Material provided ▸

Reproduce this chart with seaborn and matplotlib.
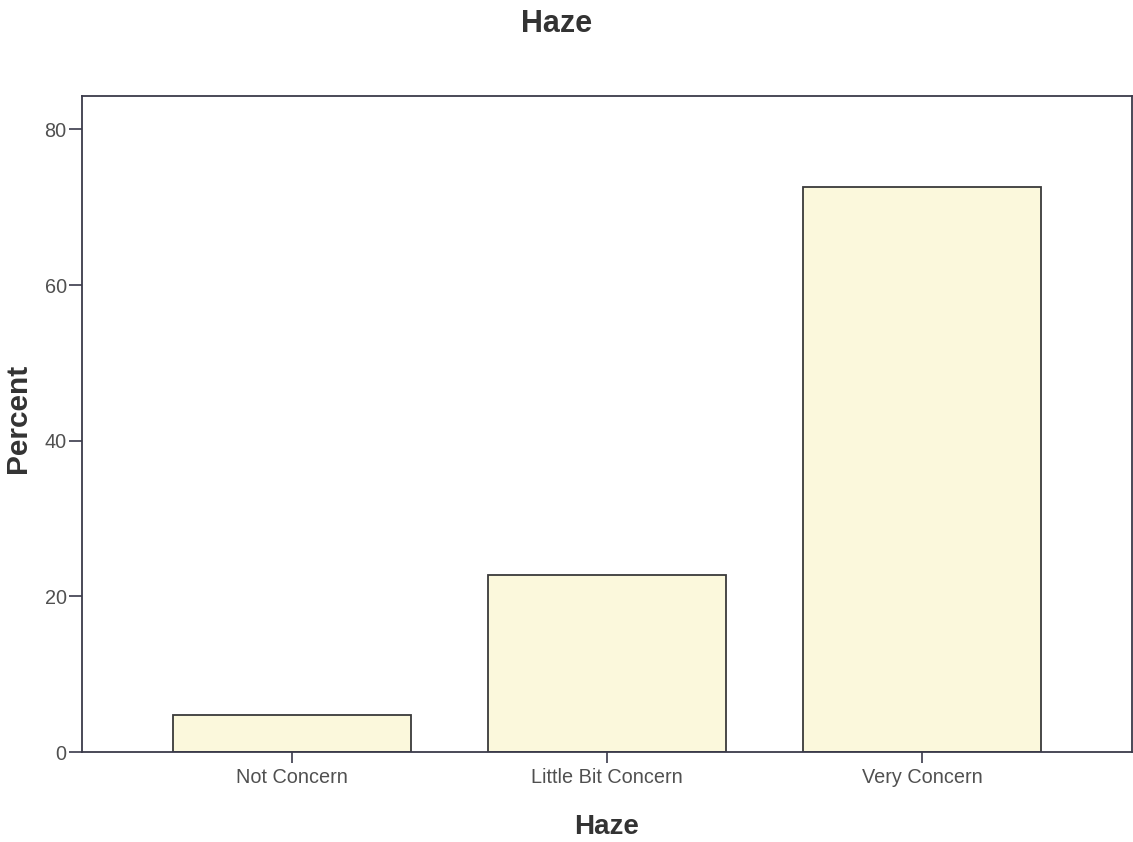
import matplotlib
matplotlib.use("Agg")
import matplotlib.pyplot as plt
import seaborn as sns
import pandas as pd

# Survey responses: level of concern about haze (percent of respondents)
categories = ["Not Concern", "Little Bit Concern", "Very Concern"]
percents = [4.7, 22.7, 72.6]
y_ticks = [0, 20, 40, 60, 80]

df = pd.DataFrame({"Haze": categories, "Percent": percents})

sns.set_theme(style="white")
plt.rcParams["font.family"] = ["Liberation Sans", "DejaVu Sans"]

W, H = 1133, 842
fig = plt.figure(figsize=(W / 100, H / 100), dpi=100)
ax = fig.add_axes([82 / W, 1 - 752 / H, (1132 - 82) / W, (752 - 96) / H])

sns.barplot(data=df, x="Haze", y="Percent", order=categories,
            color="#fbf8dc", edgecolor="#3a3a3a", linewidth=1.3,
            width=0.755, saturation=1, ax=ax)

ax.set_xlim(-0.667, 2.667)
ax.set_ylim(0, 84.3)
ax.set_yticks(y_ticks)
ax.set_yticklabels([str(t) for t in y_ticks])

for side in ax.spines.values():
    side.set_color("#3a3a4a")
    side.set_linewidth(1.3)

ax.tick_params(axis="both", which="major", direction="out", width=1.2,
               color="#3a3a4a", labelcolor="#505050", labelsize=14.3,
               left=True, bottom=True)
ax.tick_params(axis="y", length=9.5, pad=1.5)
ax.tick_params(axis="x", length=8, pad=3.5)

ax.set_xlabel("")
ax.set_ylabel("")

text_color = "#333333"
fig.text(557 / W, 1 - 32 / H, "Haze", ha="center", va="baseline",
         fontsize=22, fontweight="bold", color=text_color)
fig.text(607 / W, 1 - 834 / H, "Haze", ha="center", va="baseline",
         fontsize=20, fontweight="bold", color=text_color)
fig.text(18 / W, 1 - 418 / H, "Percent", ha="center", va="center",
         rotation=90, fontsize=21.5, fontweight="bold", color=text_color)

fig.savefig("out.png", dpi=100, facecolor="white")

Task brief ▸ Repeat the listing above from its first line through the line that contains "ax.set_yticklabels([str(t) for t in y_ticks])", both included, and nothing more. Drop the pictures.

Solution for this exercise ▸
Reproduce this chart with seaborn and matplotlib.
import matplotlib
matplotlib.use("Agg")
import matplotlib.pyplot as plt
import seaborn as sns
import pandas as pd

# Survey responses: level of concern about haze (percent of respondents)
categories = ["Not Concern", "Little Bit Concern", "Very Concern"]
percents = [4.7, 22.7, 72.6]
y_ticks = [0, 20, 40, 60, 80]

df = pd.DataFrame({"Haze": categories, "Percent": percents})

sns.set_theme(style="white")
plt.rcParams["font.family"] = ["Liberation Sans", "DejaVu Sans"]

W, H = 1133, 842
fig = plt.figure(figsize=(W / 100, H / 100), dpi=100)
ax = fig.add_axes([82 / W, 1 - 752 / H, (1132 - 82) / W, (752 - 96) / H])

sns.barplot(data=df, x="Haze", y="Percent", order=categories,
            color="#fbf8dc", edgecolor="#3a3a3a", linewidth=1.3,
            width=0.755, saturation=1, ax=ax)

ax.set_xlim(-0.667, 2.667)
ax.set_ylim(0, 84.3)
ax.set_yticks(y_ticks)
ax.set_yticklabels([str(t) for t in y_ticks])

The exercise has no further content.